Implications and Theoretical Impact
The research demonstrates:
- Viability of router-level in-network compute: By leveraging lightly utilized arithmetic resources at the cluster level, high-throughput reductions become feasible without centralized on-chip aggregators or excessive router complexity.
- Protocol-compliant collectives: AXI-level extensions for collectives can be achieved with local modifications, preserving broad hardware IP reusability.
- Generalizability: The approach relies only on mesh topology, per-tile compute, and programmable communication—features present in current industrial/academic ML accelerators (e.g., WSE-3, Blackhole, XDNA, MTIA), thus readily transferable.
- Redefinition of on-chip network design: Hardware-accelerated collectives, previously considered unjustifiable due to area and complexity, become practical at sub-1% tile area cost. This disrupts traditional cache-coherence inspired NoC designs and shifts collective communication onto the critical path of accelerator architecture design.
Speculation and Future Directions
- As ML workloads continue to emphasize model/data scale, the criticality of efficient collective operations will further increase. Hardware infrastructure for scalable in-network collectives will likely become standard in high-performance ML ASICs and SoCs.
- Dynamic resource sharing mechanisms at the NoC-router/cluster boundary (such as generalized DCA) may be extended to other forms of computation (e.g., arbitrary in-network compute, programmable on-path data transformations, irregular collectives).
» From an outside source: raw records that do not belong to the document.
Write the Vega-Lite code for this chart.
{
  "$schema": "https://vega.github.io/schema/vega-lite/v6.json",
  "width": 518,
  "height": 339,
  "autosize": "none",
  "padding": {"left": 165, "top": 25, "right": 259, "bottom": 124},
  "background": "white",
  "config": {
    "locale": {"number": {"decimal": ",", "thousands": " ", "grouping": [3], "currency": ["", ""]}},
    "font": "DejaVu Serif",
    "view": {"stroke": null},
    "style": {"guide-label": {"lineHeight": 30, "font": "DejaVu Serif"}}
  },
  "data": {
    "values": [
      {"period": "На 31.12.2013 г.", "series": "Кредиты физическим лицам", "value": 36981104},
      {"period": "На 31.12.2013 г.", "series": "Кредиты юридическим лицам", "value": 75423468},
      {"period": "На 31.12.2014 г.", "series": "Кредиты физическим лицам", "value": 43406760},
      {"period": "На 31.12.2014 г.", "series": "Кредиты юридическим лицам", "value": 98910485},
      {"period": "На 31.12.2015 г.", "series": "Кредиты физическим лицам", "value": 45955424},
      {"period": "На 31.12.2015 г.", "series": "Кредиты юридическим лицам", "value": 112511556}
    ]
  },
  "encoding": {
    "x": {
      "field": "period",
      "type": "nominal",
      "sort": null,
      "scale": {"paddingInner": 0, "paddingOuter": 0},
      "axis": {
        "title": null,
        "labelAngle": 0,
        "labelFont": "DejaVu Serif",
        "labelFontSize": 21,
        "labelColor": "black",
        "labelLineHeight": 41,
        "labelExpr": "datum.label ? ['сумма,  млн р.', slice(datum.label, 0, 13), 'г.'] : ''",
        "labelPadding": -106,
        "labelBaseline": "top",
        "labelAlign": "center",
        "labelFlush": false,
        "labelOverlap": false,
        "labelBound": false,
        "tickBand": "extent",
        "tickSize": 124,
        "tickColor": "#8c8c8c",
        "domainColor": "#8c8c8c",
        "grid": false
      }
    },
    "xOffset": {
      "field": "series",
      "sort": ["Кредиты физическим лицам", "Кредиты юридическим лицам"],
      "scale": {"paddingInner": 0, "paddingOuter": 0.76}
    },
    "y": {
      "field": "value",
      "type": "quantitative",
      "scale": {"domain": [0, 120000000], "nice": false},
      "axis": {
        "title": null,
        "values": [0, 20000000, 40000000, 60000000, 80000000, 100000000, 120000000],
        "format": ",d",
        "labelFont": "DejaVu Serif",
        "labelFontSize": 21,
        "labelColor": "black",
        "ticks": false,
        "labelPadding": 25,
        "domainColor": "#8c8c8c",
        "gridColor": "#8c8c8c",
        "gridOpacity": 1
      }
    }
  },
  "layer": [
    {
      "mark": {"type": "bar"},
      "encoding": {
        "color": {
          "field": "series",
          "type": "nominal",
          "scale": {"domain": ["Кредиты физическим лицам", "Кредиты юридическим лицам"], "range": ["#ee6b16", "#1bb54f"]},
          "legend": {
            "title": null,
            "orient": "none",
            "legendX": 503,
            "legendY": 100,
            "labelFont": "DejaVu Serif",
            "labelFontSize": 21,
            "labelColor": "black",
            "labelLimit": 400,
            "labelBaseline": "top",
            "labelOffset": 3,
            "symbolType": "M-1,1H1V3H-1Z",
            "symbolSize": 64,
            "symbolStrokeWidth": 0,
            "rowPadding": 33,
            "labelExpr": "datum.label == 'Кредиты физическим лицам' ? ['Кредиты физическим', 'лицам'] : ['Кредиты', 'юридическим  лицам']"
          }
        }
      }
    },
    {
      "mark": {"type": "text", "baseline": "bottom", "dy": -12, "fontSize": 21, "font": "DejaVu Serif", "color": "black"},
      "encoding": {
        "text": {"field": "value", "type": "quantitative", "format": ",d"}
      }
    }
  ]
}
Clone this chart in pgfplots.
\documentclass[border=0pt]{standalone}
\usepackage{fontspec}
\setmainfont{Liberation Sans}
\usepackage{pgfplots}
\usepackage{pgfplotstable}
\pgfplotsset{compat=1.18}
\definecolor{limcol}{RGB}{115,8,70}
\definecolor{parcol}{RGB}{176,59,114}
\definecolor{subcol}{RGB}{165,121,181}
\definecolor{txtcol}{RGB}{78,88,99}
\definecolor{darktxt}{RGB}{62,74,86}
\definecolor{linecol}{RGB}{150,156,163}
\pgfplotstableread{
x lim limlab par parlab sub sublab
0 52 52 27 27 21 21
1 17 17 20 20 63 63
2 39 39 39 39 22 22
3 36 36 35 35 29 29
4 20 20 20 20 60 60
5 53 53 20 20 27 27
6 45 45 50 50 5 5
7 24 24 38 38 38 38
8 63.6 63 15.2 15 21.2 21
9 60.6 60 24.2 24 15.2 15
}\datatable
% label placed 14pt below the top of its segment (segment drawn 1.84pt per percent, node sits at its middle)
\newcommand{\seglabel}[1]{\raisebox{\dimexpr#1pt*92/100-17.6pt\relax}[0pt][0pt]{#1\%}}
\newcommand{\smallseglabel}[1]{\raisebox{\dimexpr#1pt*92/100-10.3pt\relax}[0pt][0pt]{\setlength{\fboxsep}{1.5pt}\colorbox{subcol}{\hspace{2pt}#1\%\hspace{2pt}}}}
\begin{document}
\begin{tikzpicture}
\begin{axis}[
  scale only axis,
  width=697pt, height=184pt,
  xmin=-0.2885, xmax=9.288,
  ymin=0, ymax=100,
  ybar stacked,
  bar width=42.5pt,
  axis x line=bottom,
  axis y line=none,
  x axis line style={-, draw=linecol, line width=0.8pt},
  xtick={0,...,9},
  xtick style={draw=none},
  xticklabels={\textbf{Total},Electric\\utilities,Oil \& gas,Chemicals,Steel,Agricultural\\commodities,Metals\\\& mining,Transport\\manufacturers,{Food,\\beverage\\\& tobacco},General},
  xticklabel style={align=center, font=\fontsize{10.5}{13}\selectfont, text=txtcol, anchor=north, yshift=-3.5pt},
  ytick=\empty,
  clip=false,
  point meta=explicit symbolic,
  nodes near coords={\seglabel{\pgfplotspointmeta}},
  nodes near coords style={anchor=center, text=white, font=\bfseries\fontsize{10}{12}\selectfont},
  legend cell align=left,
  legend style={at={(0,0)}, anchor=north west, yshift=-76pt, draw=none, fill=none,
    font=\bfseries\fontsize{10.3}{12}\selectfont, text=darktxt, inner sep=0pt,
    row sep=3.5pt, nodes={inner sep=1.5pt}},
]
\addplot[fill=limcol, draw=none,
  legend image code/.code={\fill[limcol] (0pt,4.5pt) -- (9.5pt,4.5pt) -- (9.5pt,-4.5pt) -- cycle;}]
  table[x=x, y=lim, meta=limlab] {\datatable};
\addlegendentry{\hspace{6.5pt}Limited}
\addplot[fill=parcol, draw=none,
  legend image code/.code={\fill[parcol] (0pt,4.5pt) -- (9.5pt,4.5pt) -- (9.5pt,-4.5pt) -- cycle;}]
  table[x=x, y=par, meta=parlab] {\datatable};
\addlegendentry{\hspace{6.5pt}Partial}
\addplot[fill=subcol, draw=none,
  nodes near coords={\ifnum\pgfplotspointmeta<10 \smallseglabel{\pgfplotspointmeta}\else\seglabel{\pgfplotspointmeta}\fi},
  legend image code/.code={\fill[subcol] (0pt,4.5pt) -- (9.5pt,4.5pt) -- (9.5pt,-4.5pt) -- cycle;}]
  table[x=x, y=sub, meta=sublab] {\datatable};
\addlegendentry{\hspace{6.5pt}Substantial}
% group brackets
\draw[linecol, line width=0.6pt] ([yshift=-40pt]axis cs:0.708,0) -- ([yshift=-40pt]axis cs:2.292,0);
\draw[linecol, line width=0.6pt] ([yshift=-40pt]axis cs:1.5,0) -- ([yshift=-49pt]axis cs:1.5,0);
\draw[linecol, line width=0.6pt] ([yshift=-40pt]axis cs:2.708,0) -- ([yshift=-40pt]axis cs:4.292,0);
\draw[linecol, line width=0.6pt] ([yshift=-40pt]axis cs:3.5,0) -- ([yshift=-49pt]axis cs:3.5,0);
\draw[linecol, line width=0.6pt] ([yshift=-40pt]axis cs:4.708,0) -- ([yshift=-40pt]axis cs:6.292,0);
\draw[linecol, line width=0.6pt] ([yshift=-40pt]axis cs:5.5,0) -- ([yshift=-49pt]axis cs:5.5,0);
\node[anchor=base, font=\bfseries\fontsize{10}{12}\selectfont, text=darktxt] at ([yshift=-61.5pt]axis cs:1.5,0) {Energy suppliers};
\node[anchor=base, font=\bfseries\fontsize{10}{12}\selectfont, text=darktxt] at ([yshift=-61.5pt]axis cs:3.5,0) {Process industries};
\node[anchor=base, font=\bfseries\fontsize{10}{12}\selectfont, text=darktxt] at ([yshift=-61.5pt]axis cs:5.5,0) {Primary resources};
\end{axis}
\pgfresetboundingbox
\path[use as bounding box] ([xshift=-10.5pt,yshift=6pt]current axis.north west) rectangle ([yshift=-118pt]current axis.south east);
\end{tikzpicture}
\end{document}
- With open-source, physically realized implementations, there is potential for rapid ecosystem adoption and deeper exploration into multi-chiplet or 3D-stacked NoCs using similar collective hardware protocols.
Conclusion
This work establishes that high-throughput, hardware-accelerated collective communication can be co-designed with ML accelerator NoCs at negligible cost. The DCA paradigm, protocol-level multicast/reduction support, and practical physical realization collectively enable 2–4× speedup and tangible energy benefits on realistic, bottlenecked ML workloads at scale. These outcomes strongly motivate the migration of manycore ML architecture design towards "collective-capable" NoCs, with in-network computation as a first-class component (2603.26438).